ANUBIS detector concept

Sensitivity to New Physics

For the above scenarios, i.e., electrically neutral LLPs with masses > 1 GeV produced at the electroweak scale or above, ANUBIS improves the LHC sensitivity by 2-3 orders of magnitude at large decay lengths > 10 m compared to currently operating and approved future experiments. As a concrete example, this is shown for a representative benchmark model in the Neutral Naturalness scenario, where the Higgs boson acts as a portal between the Standard Model and the Dark Sector with long-lived scalar states s. This scenario can be probed by searching for Higgs →ssff decays where f represents SM fermions (and their charge conjugates).

ANUBIS sensitivity

The central advantage of the ANUBIS proposal is that it provides a competitive projected sensitivity for very moderate costs. One important factor to achieve this is to rely on existing infrastructure, practically avoiding any need for civil engineering. Two configurations of the ANUBIS detector have been considered: the first, lining the ATLAS experimental cavern ceiling, or in the cavern access PX14 access shaft. Currently, the ceiling configuration is preferred: although the distance from the ATLAS interaction point is smaller, the larger solid angle of instrumental coverage results in more stringent expected limits for a low-background search for LLPs. The installation costs can be further reduced by using the existing infrastructure (for instance the crane, that can carry up to 270 t). Another key factor to reduce costs is a smart detector concept, as outlined below.

proANUBIS

ANUBIS shaft

In addition to dramatically reduced costs, ANUBIS features a combination of unique advantages:

  • Due to its proximity to ATLAS and the low rate of candidate LLP events, a central feature of ANUBIS is to trigger the readout of the ATLAS detector. This is key not only to dramatically reduce backgrounds by several orders of magnitude, but also allows to probe more complex scenarios where the LLPs are produced in association with other SM particles, e.g., long-lived axion-like particles produced in association with a Z boson or R-parity violating SUSY;
  • The above is especially relevant given that ATLAS is a general-purpose detector capable of capturing all relevant features of candidate events, including the missing transverse momentum;
  • With its precise timing detectors and a large tracking volume, ANUBIS will be particularly sensitive to LLPs moving with a velocity β just O(1%) below unity;
  • The above feature is particularly interesting for electrically charged LLPs that may otherwise look very similar to muons in the ATLAS detector;
  • In a scenario where ATLAS and CMS find an excess in a generic search for Dark Matter like the mono-jet analysis, ANUBIS will be in a prime position to have a closer look at candidate events, since LLPs decaying outside the ATLAS detector volume will register as missing transverse momentum.

ANUBIS Detector Concept

An important challenge for the costs of the ANUBIS detector is the sheer active area to be instrumented to define a large active volume. We identified the Resistive Plate Chamber (RPC) technology as the best fit for purpose. This technology provides an excellent timing resolution of <200 ps per tracking station and a good spatial resolution of about 0.1 cm, at a very moderate cost in the low four-digit range per square metre. An important practical advantage is that the specification of ANUBIS RPC chambers are very similar to BIS-7 from the ATLAS Phase-I upgrade (installed for Run 3), and the future Phase II upgrade chambers (installed for HL-LHC).
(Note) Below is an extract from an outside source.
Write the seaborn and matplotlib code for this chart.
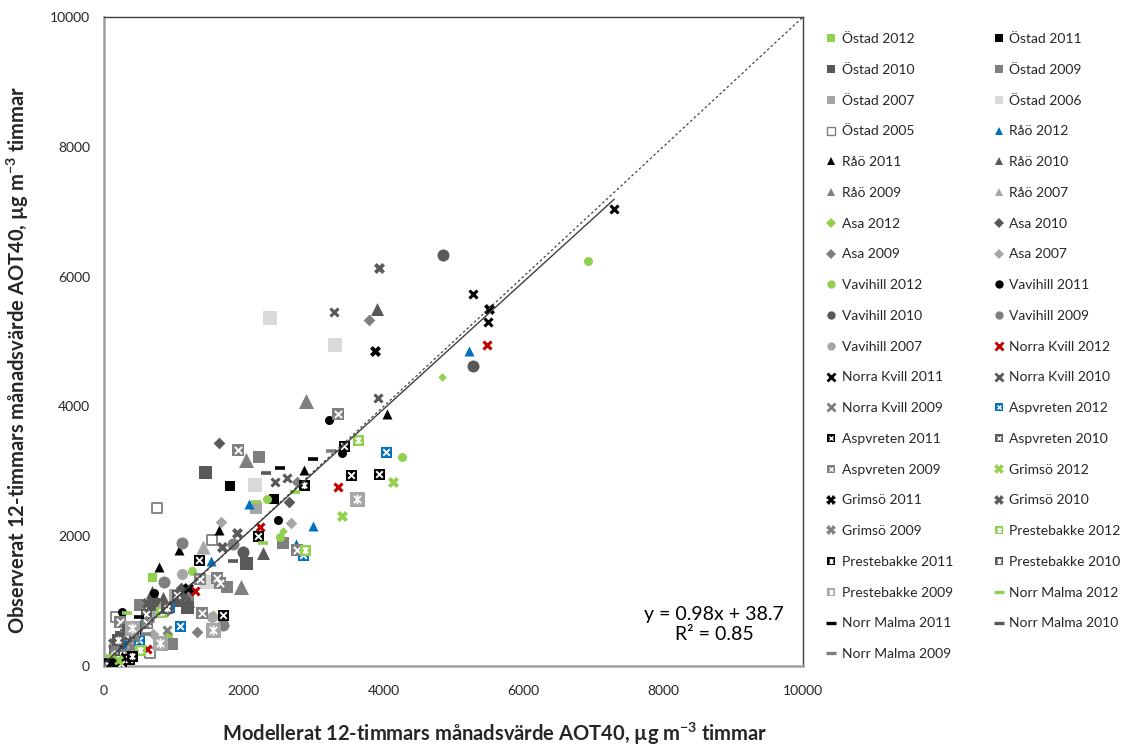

Costs will be further reduced through a modular design of the detector.

ANUBIS concept

Current efforts

The efforts currently focus on further refining the strong physics case for ANUBIS and to explore Run 3 opportunities, as outlined below.

Detailed simulation of ANUBIS

We are currently working on a more detailed simulation of the ANUBIS detector. After an initial round of studies of the basic ANUBIS detector geometry (see proposal, first presentation at Physics Beyond Colliders, and recent talk at the VIIIth LLP workshop), we are aiming to further refine the ANUBIS detector geometry using MC simulations. Here, we focus on both SM processes and on other New Physics scenarios, using basic detector geometries. The imperative next step is to implement a full Geant4 based model of the ANUBIS detector, together with the PX14 shaft, the ATLAS cavern, and the ATLAS detector. This will help to leverage the ANUBIS geometry optimisation studies to the next level. Finally, we are working on the validation and performance studies of the BIS-7/8 PRCs, which use a very similar technology to that foreseen for ANUBIS, using MC simulations.

The proANUBIS prototype

An important component of any simulations of zero-background (or very low background) searches is to juxtapose the projections based on simulation with measurements. For this, we have constructed proANUBIS, a 1.8 x 1 x 1.2 m3 prototype of one tracking station unit module for ANUBIS based on BIS-7/8 RPC technology, as shown in the sketch below. The primary goal of one proANUBIS prototype is to measure the particle fluxes in various positions inside the ATLAS cavern during Run 3 of the LHC and to study the performance in detail. Here, the focus is on the detector occupancy rate due to cavern background radiation and a solid trigger rate estimate. The ultimate goal is to correlate the measurements with the results from simulations elaborated above. Another proANUBIS prototype will be used for general performance studies, and to confirm the long-term stability of the detector response and radiation hardness when using eco-gases.

proANUBIS

The proANUBIS prototype has just been installed in the ATLAS cavern.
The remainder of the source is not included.